While there may be many places one of my favorites is Isaiah 55. Here, in the midst of a discussion about the place of the people of God in the grand scheme of things, in the midst of a discussion about their return to God, we read:
For as the rain and the snow come down from heaven,
and do not return there until they have watered the earth, making it bring forth and sprout,
giving seed to the sower and bread to the eater, so shall my word be that goes out from my mouth;
it shall not return to me empty, but it shall accomplish that which I purpose,
and succeed in the thing for which I sent it. For you shall go out in joy,
and be led back in peace; the mountains and the hills before you
shall burst into song,
and all the trees of the field shall clap their hands. Instead of the thorn shall come up the cypress;
instead of the brier shall come up the myrtle; and it shall be to the Lord for a memorial,
for an everlasting sign that shall not be cut off (Is. 55.10-13).
When the Word returns (for so I interpret this passage) full then the mountains will sing and the trees will clap their hands. This is precisely why, unlike Sauron who may have made the stone-trolls in mockery of the ents, we are not making a mockery of nature when we place green men made of stone in our churches, for ultimately both belong to God, ultimately both will sing his praises.
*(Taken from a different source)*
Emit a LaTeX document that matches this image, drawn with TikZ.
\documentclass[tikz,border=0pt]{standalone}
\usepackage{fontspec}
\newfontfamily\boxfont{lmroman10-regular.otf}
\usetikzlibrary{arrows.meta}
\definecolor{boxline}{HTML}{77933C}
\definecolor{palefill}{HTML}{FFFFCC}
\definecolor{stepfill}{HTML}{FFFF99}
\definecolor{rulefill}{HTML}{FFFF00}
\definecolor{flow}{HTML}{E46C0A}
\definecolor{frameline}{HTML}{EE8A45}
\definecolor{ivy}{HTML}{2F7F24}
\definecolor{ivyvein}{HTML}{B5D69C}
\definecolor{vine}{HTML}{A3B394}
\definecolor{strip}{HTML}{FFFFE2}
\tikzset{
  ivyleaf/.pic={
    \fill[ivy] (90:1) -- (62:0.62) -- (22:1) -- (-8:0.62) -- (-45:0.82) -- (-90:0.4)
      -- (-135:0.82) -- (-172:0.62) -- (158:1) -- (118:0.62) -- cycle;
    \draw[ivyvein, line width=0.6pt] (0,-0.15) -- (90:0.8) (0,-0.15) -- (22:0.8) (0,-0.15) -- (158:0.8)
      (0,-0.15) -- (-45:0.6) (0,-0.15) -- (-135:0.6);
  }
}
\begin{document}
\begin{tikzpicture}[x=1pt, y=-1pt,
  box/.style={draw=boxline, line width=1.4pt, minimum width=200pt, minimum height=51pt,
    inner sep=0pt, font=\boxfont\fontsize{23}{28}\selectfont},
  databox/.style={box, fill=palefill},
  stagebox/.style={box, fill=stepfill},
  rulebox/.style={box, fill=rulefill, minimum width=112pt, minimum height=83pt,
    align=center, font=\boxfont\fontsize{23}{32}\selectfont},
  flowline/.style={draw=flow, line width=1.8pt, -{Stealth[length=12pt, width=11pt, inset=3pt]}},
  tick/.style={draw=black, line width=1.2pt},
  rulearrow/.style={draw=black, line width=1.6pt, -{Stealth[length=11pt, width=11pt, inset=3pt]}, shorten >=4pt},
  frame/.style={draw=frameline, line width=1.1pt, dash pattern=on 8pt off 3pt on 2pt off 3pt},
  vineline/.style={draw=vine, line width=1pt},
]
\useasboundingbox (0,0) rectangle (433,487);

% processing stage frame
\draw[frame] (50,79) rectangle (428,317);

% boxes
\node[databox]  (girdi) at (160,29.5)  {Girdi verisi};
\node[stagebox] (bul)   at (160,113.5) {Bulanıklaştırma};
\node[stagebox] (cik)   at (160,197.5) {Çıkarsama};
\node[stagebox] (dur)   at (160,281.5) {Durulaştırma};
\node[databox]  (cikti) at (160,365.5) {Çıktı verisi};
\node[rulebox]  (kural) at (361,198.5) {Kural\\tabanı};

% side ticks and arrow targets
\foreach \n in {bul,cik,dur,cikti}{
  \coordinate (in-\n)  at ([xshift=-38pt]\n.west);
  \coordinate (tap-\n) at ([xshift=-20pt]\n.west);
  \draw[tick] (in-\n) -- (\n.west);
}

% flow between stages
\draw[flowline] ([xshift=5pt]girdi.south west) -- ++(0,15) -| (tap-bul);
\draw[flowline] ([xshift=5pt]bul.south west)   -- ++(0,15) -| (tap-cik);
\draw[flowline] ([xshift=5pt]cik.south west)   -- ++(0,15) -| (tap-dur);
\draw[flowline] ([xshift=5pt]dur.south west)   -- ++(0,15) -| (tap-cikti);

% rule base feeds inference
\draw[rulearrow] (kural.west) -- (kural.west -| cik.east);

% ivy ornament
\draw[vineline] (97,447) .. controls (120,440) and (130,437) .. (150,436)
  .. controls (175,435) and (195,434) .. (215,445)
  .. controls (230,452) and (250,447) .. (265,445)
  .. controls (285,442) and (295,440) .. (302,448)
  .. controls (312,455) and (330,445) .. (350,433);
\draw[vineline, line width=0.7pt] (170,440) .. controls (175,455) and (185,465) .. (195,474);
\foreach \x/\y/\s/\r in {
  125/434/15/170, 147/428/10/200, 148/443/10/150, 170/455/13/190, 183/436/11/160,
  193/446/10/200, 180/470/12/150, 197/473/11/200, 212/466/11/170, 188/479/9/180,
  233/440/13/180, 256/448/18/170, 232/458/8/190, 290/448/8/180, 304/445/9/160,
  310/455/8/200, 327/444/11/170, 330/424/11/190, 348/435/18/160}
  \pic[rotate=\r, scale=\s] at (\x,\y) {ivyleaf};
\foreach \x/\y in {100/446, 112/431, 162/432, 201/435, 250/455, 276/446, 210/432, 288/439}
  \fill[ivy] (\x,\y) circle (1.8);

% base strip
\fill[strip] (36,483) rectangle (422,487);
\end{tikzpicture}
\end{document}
Christian (most of the time) musician Sufjan Stevens has a song on his album Seven Swans entitle, "All the Trees of the Field Will Clap Their Hands." The song has an almost melancholic feel too it as the repeating of the banjo keeps us in one place until finally more instruments are added to it. The singer is desiring to be part of what it is God is doing, part of the great dance, the great parade. In the second verse we hear:
And I heard from the trees a great parade
And I heard from the hills a band was made
And will I be invited to the sound?
And will I be a part of what you've made?
The singer wants to join in this song so fully that, in the final verse, he wants to abolish all of the things that keep him separated from God so he can join fully in the sound that creation sings to God.
So, when you see the green men in a church remember that this is not meant in mockery, but to give face to both the trees and the mountains who will clap their hands and burst into song.